Thursday, January 10, 2008

When Religion and Civil Law Merge

This article from the New York Times (http://www.nytimes.com/2008/01/11/world/middleeast/11iran.html?_r=1&hp&oref=slogin)provides a view of what happens when extreme religious views and doctrine take over the civil laws. This is precisely the type of regime that the Christian Reconstructionists would have take place in the USA, including biblical prescribed punishments (such as execution for gays). Note in the article highlights how the USA under the Chimperator sided with Iran on the death penalty. Here are some story highlights:


TEHRAN — Using a strict enforcement of Islamic law, judicial authorities in a restive region of southern Iran amputated the right hands and left feet of five convicted robbers this week, part of what the government called a message meant to deter other troublemakers.

An Iranian rights group led by Shirin Ebadi, the lawyer and Nobel Peace Prize winner, publicly protested the double amputations, which it called an expansion of cruel punishments in Iran. The group also protested a spate of public executions reported over the past two weeks.

Iran has been an active user of the death penalty, usually by hanging, and is one of several countries that opposed its abolition last month in a United Nations General Assembly resolution vote, joining in an unusual alliance with the United States. They argued that abolition of the death penalty would be an infringement on sovereignty.

The amputation punishment has been used in Iran since the Islamic revolution in 1979 and imposition of Islamic law, but Iranian judicial authorities have rarely publicized instances where it is enforced and have rarely used double amputations. And in the newly publicized instances, the amputators cut off the right hand and left foot, making it difficult, if not impossible, for the condemned people to walk even with a cane or crutches.

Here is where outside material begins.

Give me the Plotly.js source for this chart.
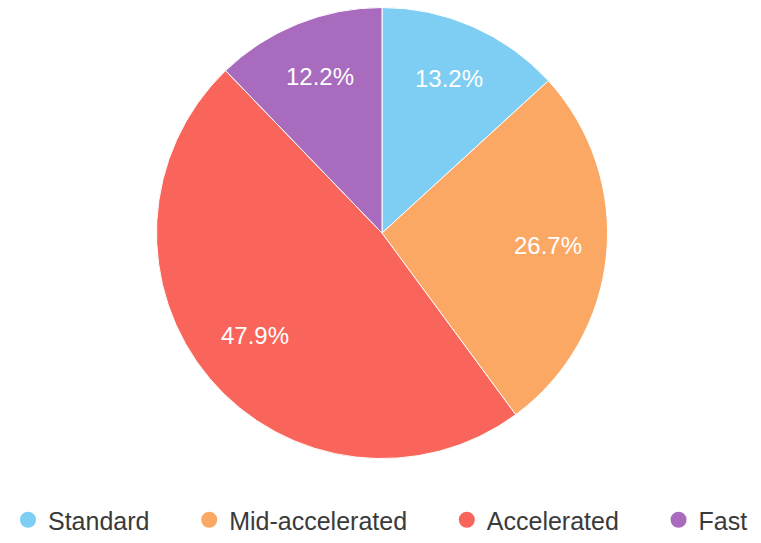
<!DOCTYPE html>
<html>
<head>
<meta charset="utf-8">
<script src="https://cdn.plot.ly/plotly-3.0.1.min.js"></script>
<style>html,body{margin:0;padding:0;background:#fff;}#chart{width:761px;height:543px;}</style>
</head>
<body>
<div id="chart"></div>
<script>
const categories = ["Standard", "Mid-accelerated", "Accelerated", "Fast"];
const shares = [13.2, 26.7, 47.9, 12.2];
const colors = ["#7ecef4", "#fca865", "#f9655a", "#a86bbd"];

const W = 761, H = 543;
const domX = [0.004, 1.0];
const domY = [0.146, 0.986];
const cxPx = (domX[0] + domX[1]) / 2 * W;
const cyPx = 232;
const R = 225;
const labelR = 0.74 * R;

const total = shares.reduce((a, b) => a + b, 0);
let cum = 0;
const annotations = shares.map((v) => {
  const mid = (cum + v / 2) / total;
  cum += v;
  const th = 2 * Math.PI * mid;
  const px = cxPx + labelR * Math.sin(th);
  const py = cyPx - labelR * Math.cos(th);
  return {
    x: px / W, y: 1 - py / H, xref: "paper", yref: "paper",
    text: (v / total * 100).toFixed(1) + "%",
    showarrow: false,
    font: {family: "Liberation Sans, Arial, sans-serif", size: 24, color: "#ffffff"},
    xanchor: "center", yanchor: "middle"
  };
});

const traces = [{
  type: "pie",
  labels: categories,
  values: shares,
  sort: false,
  direction: "clockwise",
  rotation: 0,
  textinfo: "none",
  hoverinfo: "label+percent",
  showlegend: false,
  marker: {colors: colors, line: {color: "#ffffff", width: 1}},
  domain: {x: domX, y: domY}
}];

const pad = "\u00a0\u00a0\u00a0\u00a0\u00a0";
categories.forEach((c, i) => {
  traces.push({
    type: "scatter", mode: "markers", x: [null], y: [null],
    name: i < categories.length - 1 ? c + pad : c,
    marker: {color: colors[i], size: 16, symbol: "circle"},
    showlegend: true, hoverinfo: "skip"
  });
});

const layout = {
  width: W, height: H,
  margin: {l: 0, r: 0, t: 0, b: 0},
  paper_bgcolor: "#ffffff", plot_bgcolor: "#ffffff",
  xaxis: {visible: false}, yaxis: {visible: false},
  showlegend: true,
  legend: {
    orientation: "h", x: 0.5, xanchor: "center", y: 0.031, yanchor: "middle",
    font: {family: "Liberation Sans, Arial, sans-serif", size: 25, color: "#3a3a3a"}
  },
  annotations: annotations
};

Plotly.newPlot("chart", traces, layout, {displayModeBar: false, staticPlot: true});
</script>
</body>
</html>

Among those reported executed on Jan. 1 was a 27-year-old woman and mother of two who had killed her husband when she was 23. The woman, Raheleh Zamani, was hanged at Tehran’s Evin prison despite a promise by authorities to postpone her execution by a month. A group of feminists were trying to get the consent of the victim’s family to save her life. She had been married at the age of 15 and abused by her husband, Ms. Ebadi said.